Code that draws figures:
- - -

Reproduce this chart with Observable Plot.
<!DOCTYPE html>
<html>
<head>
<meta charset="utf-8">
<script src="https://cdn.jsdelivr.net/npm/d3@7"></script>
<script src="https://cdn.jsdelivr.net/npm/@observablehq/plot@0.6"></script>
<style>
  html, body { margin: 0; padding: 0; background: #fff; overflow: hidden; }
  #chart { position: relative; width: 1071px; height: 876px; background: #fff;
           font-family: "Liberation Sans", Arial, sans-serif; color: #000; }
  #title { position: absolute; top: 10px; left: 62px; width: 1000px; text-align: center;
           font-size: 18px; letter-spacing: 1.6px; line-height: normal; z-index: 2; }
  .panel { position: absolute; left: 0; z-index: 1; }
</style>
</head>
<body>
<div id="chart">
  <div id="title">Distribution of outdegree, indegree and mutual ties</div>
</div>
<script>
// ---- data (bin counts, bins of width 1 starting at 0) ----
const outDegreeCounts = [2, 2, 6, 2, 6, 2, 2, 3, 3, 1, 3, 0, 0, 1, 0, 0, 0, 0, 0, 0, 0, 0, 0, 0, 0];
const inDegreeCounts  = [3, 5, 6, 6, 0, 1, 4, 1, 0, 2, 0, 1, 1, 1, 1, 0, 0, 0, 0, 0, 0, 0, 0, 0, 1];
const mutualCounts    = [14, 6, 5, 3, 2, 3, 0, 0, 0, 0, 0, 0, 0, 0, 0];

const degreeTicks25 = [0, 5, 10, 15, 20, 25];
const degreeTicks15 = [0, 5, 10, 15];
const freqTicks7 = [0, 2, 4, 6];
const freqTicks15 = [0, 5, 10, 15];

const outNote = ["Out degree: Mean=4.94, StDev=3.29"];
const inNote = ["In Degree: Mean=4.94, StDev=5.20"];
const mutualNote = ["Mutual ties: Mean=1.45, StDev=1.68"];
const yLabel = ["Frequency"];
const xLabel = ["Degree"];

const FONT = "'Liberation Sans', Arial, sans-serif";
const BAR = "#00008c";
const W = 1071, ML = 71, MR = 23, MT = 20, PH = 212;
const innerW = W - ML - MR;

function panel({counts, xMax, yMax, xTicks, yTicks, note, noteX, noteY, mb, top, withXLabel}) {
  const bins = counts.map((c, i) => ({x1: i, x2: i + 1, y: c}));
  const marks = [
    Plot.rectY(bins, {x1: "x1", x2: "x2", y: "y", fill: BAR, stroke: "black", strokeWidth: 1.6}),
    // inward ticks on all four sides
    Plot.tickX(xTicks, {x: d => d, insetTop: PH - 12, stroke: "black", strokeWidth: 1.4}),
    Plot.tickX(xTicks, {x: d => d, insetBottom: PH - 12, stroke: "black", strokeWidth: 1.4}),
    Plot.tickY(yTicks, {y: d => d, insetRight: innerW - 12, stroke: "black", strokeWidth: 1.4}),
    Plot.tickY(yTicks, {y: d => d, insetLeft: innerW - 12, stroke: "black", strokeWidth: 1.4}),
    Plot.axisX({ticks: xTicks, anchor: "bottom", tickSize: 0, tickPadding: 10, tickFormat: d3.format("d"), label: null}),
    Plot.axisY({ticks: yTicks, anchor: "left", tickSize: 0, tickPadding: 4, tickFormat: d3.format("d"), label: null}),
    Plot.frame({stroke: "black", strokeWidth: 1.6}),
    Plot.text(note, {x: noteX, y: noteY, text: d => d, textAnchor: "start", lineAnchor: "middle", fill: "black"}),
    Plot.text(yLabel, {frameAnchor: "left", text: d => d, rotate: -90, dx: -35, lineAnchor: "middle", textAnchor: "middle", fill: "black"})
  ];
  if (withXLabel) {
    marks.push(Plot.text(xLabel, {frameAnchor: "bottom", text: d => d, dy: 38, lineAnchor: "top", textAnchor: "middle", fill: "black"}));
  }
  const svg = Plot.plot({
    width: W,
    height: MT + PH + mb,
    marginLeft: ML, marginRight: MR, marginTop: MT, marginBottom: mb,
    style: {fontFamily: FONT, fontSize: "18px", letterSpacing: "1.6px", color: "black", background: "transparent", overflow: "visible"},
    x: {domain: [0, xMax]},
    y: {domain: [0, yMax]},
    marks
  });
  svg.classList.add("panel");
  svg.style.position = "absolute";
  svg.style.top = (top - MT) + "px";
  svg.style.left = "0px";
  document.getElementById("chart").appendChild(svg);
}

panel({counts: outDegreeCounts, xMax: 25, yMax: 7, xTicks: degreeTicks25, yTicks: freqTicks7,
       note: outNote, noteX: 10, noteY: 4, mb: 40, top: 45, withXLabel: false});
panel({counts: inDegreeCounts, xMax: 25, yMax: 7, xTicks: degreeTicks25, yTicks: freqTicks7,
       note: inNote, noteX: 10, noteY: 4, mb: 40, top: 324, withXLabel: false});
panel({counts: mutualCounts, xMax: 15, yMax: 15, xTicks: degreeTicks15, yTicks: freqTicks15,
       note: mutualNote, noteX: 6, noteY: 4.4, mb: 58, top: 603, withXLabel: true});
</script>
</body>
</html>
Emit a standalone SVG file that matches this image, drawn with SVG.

- - -

Transcribe each record exactly. Leave nothing out.

Reproduce this chart with Observable Plot.
<!DOCTYPE html>
<html>
<head>
<meta charset="utf-8">
<script src="https://cdn.jsdelivr.net/npm/d3@7"></script>
<script src="https://cdn.jsdelivr.net/npm/@observablehq/plot@0.6"></script>
<style>
  html, body { margin: 0; padding: 0; background: #fff; overflow: hidden; }
  #chart { position: relative; width: 1071px; height: 876px; background: #fff;
           font-family: "Liberation Sans", Arial, sans-serif; color: #000; }
  #title { position: absolute; top: 10px; left: 62px; width: 1000px; text-align: center;
           font-size: 18px; letter-spacing: 1.6px; line-height: normal; z-index: 2; }
  .panel { position: absolute; left: 0; z-index: 1; }
</style>
</head>
<body>
<div id="chart">
  <div id="title">Distribution of outdegree, indegree and mutual ties</div>
</div>
<script>
// ---- data (bin counts, bins of width 1 starting at 0) ----
const outDegreeCounts = [2, 2, 6, 2, 6, 2, 2, 3, 3, 1, 3, 0, 0, 1, 0, 0, 0, 0, 0, 0, 0, 0, 0, 0, 0];
const inDegreeCounts  = [3, 5, 6, 6, 0, 1, 4, 1, 0, 2, 0, 1, 1, 1, 1, 0, 0, 0, 0, 0, 0, 0, 0, 0, 1];
const mutualCounts    = [14, 6, 5, 3, 2, 3, 0, 0, 0, 0, 0, 0, 0, 0, 0];

const degreeTicks25 = [0, 5, 10, 15, 20, 25];
const degreeTicks15 = [0, 5, 10, 15];
const freqTicks7 = [0, 2, 4, 6];
const freqTicks15 = [0, 5, 10, 15];

const outNote = ["Out degree: Mean=4.94, StDev=3.29"];
const inNote = ["In Degree: Mean=4.94, StDev=5.20"];
const mutualNote = ["Mutual ties: Mean=1.45, StDev=1.68"];
const yLabel = ["Frequency"];
const xLabel = ["Degree"];

const FONT = "'Liberation Sans', Arial, sans-serif";
const BAR = "#00008c";
const W = 1071, ML = 71, MR = 23, MT = 20, PH = 212;
const innerW = W - ML - MR;

function panel({counts, xMax, yMax, xTicks, yTicks, note, noteX, noteY, mb, top, withXLabel}) {
  const bins = counts.map((c, i) => ({x1: i, x2: i + 1, y: c}));
  const marks = [
    Plot.rectY(bins, {x1: "x1", x2: "x2", y: "y", fill: BAR, stroke: "black", strokeWidth: 1.6}),
    // inward ticks on all four sides
    Plot.tickX(xTicks, {x: d => d, insetTop: PH - 12, stroke: "black", strokeWidth: 1.4}),
    Plot.tickX(xTicks, {x: d => d, insetBottom: PH - 12, stroke: "black", strokeWidth: 1.4}),
    Plot.tickY(yTicks, {y: d => d, insetRight: innerW - 12, stroke: "black", strokeWidth: 1.4}),
    Plot.tickY(yTicks, {y: d => d, insetLeft: innerW - 12, stroke: "black", strokeWidth: 1.4}),
    Plot.axisX({ticks: xTicks, anchor: "bottom", tickSize: 0, tickPadding: 10, tickFormat: d3.format("d"), label: null}),
    Plot.axisY({ticks: yTicks, anchor: "left", tickSize: 0, tickPadding: 4, tickFormat: d3.format("d"), label: null}),
    Plot.frame({stroke: "black", strokeWidth: 1.6}),
    Plot.text(note, {x: noteX, y: noteY, text: d => d, textAnchor: "start", lineAnchor: "middle", fill: "black"}),
    Plot.text(yLabel, {frameAnchor: "left", text: d => d, rotate: -90, dx: -35, lineAnchor: "middle", textAnchor: "middle", fill: "black"})
  ];
  if (withXLabel) {
    marks.push(Plot.text(xLabel, {frameAnchor: "bottom", text: d => d, dy: 38, lineAnchor: "top", textAnchor: "middle", fill: "black"}));
  }
  const svg = Plot.plot({
    width: W,
    height: MT + PH + mb,
    marginLeft: ML, marginRight: MR, marginTop: MT, marginBottom: mb,
    style: {fontFamily: FONT, fontSize: "18px", letterSpacing: "1.6px", color: "black", background: "transparent", overflow: "visible"},
    x: {domain: [0, xMax]},
    y: {domain: [0, yMax]},
    marks
  });
  svg.classList.add("panel");
  svg.style.position = "absolute";
  svg.style.top = (top - MT) + "px";
  svg.style.left = "0px";
  document.getElementById("chart").appendChild(svg);
}

panel({counts: outDegreeCounts, xMax: 25, yMax: 7, xTicks: degreeTicks25, yTicks: freqTicks7,
       note: outNote, noteX: 10, noteY: 4, mb: 40, top: 45, withXLabel: false});
panel({counts: inDegreeCounts, xMax: 25, yMax: 7, xTicks: degreeTicks25, yTicks: freqTicks7,
       note: inNote, noteX: 10, noteY: 4, mb: 40, top: 324, withXLabel: false});
panel({counts: mutualCounts, xMax: 15, yMax: 15, xTicks: degreeTicks15, yTicks: freqTicks15,
       note: mutualNote, noteX: 6, noteY: 4.4, mb: 58, top: 603, withXLabel: true});
</script>
</body>
</html>
Emit a standalone SVG file that matches this image, drawn with SVG.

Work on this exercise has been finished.